All Big Four firms reported a hike in revenue, including KPMG which has been the centre of harsh criticism over audit failures such as Carillion, while attempts to refocus the firm following a torrid few years of performance, both in the UK and overseas, has seen significant restructuring. Growth at number four ranked KPMG was up 8% at £2.34bn from £2.17bn year on year.
The top UK accounting firm is PwC, reporting 5% growth year on year to £3.76bn from £3.59bn, followed by Deloitte ranked number two with 6% growth to £3.58bn from £3.38bn. In third place is EY, with lower growth at 3%, reaching £2.41bn, slightly up on the previous year’s earnings of £2.34bn, now well entrench in number three position since 2016.
As per previous years, there is a significant gap between the Big Four and their closest competitors, Grant Thornton and BDO, which have faced mixed fortunes over the last 12 months. BDO has been in acquisitive mood with a rapid merger with part of Moore Stephens group, which was finalised on 4 February.
Grant Thornton, ranked five, reported revenues of £490.8m, down 2% year on year, from £499.9m. This follows a difficult time at the firm as CEO Sacha Romanovich was effectively forced out of office, while the audit function was shaken up with the appointment of a new head of audit and the decision to pull out of FTSE 350 tenders.
With BDO’s merger with Moore Stephens now finalised this will give Grant Thornton a real challenge to retain its number five slot.
BDO reported revenues of £468.7m pre-merger, up 3% from £456m year on year.
The top 10 is also facing new threats with consolidator Cogital Group with its main brands Baldwins and Blick Rothenberg snapping up smaller firms, and based on Companies House estimates, now accounting for around £117m of direct accounting related revenue following the acquisition of Wilkins Kennedy and Campbell Dallas, although these firms have retained their own identity for the time being.
There is significant pressure in the market to push forward with mergers and acquisitions, while concerns about the longer term stability and composition of the Big Four firms is another factor creating uncertainty with a number of high level investigations into the future of audit.
But despite this, the revenues are up substantially on the 2018 survey at £15.75bn, while staff numbers are growing although partner numbers are down below 6,000.
‘The economy is the story, unemployment is at a record low and the great thing about the accountancy sector is that it benefits from this,’ said Ben Chaplin FCA, CEO of tax investigation and insurance specialist Croner Taxwise. ‘Technology is a real driver for the amount of mergers and acquisitions; accountancy firms are really beginning to embrace change. Baldwins, for example, is targeting firms that do not have a strong digital base and with Making Tax Digital, firms need to invest in technology, or they will have problems.

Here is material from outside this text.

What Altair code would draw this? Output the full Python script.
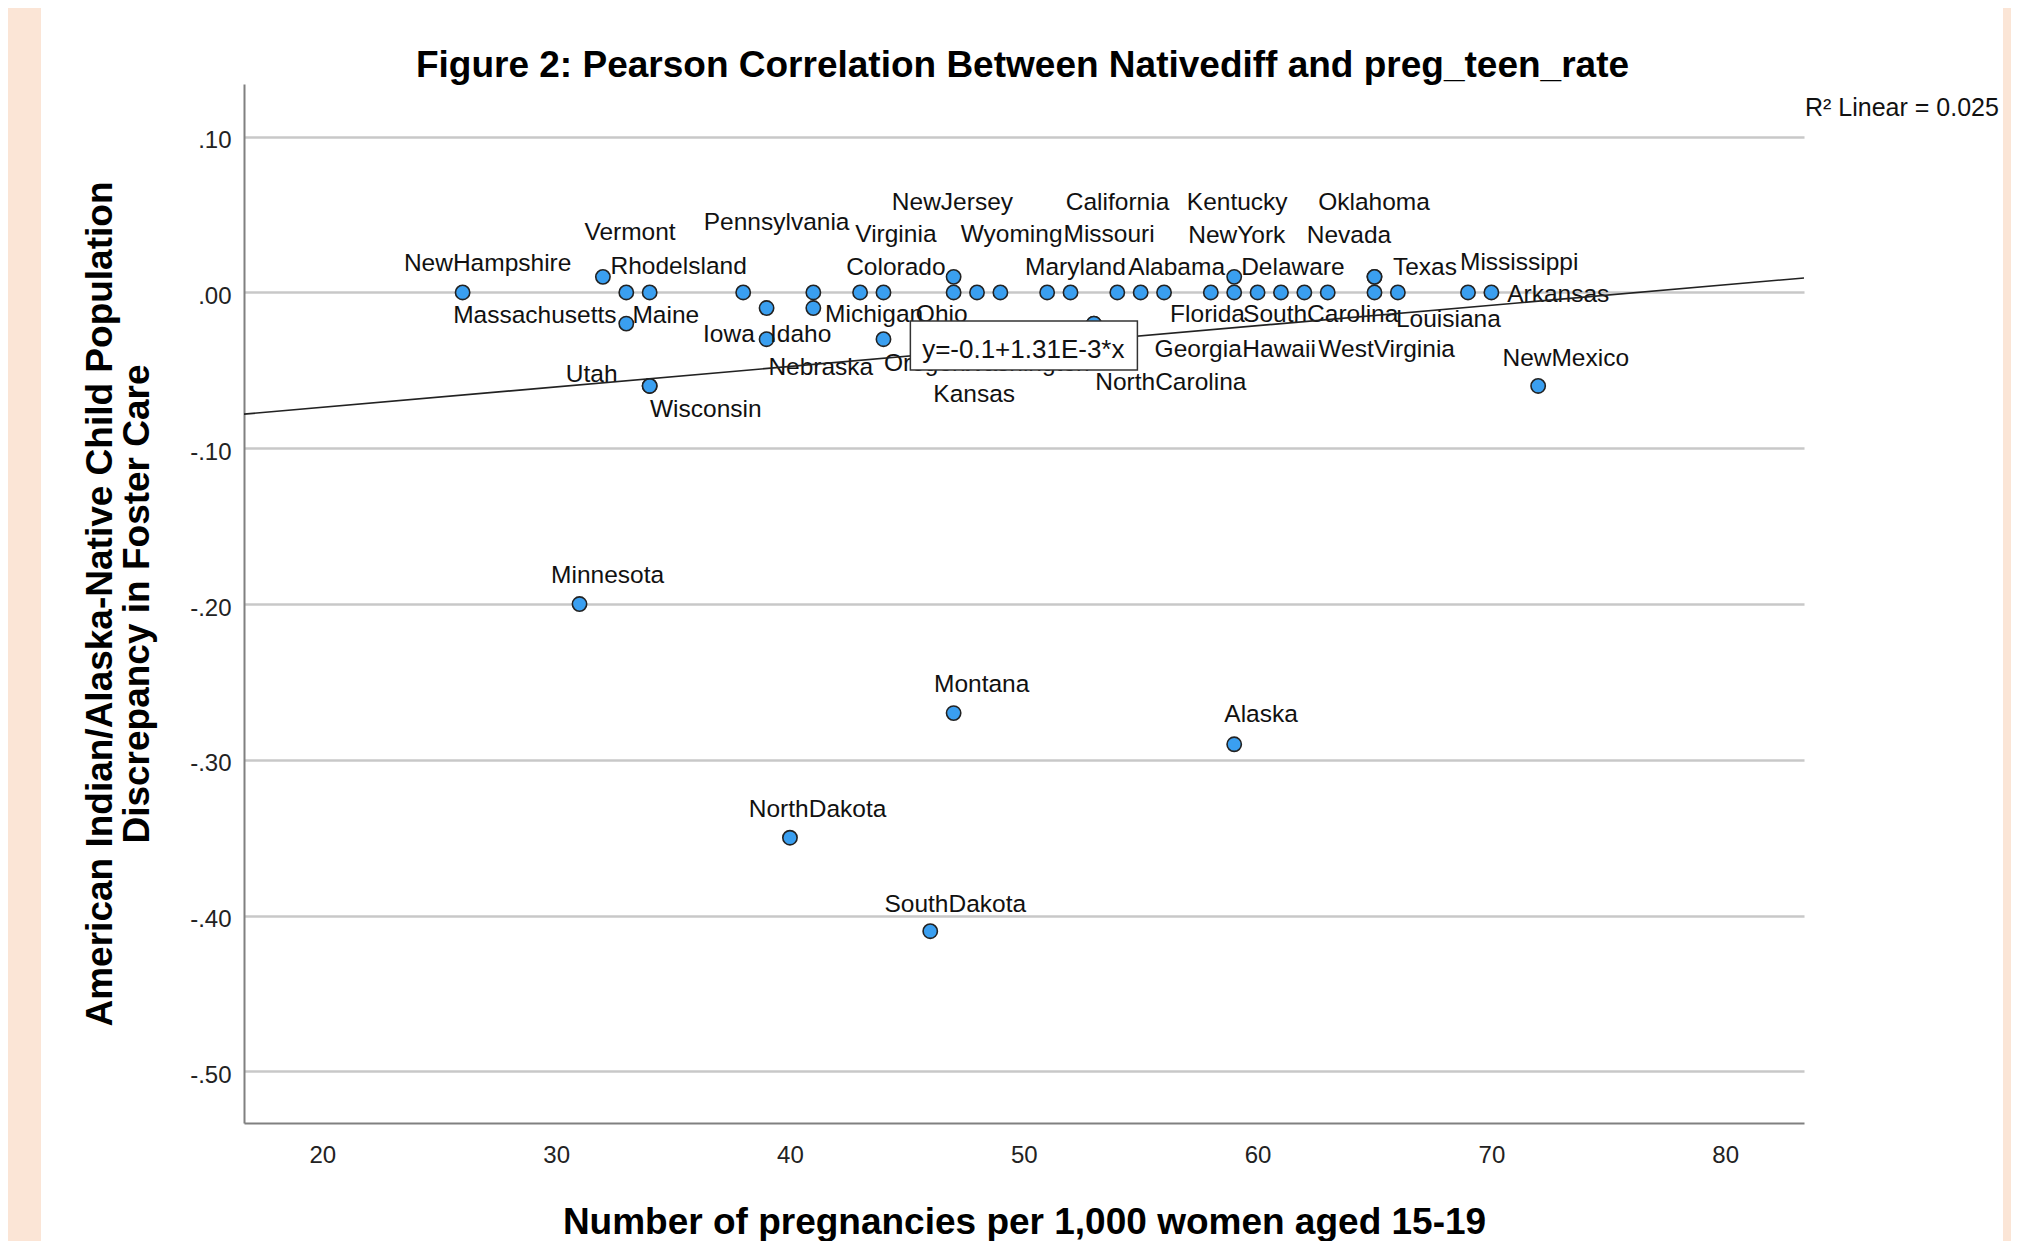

‘But merging with a lot of smaller practices is not without its difficulties, that is why there are likely to be more mergers based on the PKF model, which is more like a network and firms retain their individual branding, that is more sustainable as that keeps the identity of the firms.’
The other big factor in the shadows is Brexit, but the continuing lack of any political certainty about a final deal has left many firms just waiting to see what happens.
Chaplin added: ‘The big concern is that Brexit goes wrong, that would have a huge impact. If the bottom falls out of growth, then you have to ask how many companies have contingency plans in place that do not involve the UK.
‘What the industry is going through is not without its challenges – there will be many more mergers, and then there is the competition between the mid-tier and the Big Four, with the latter looking to compete with smaller firms even with their small business services, for example.’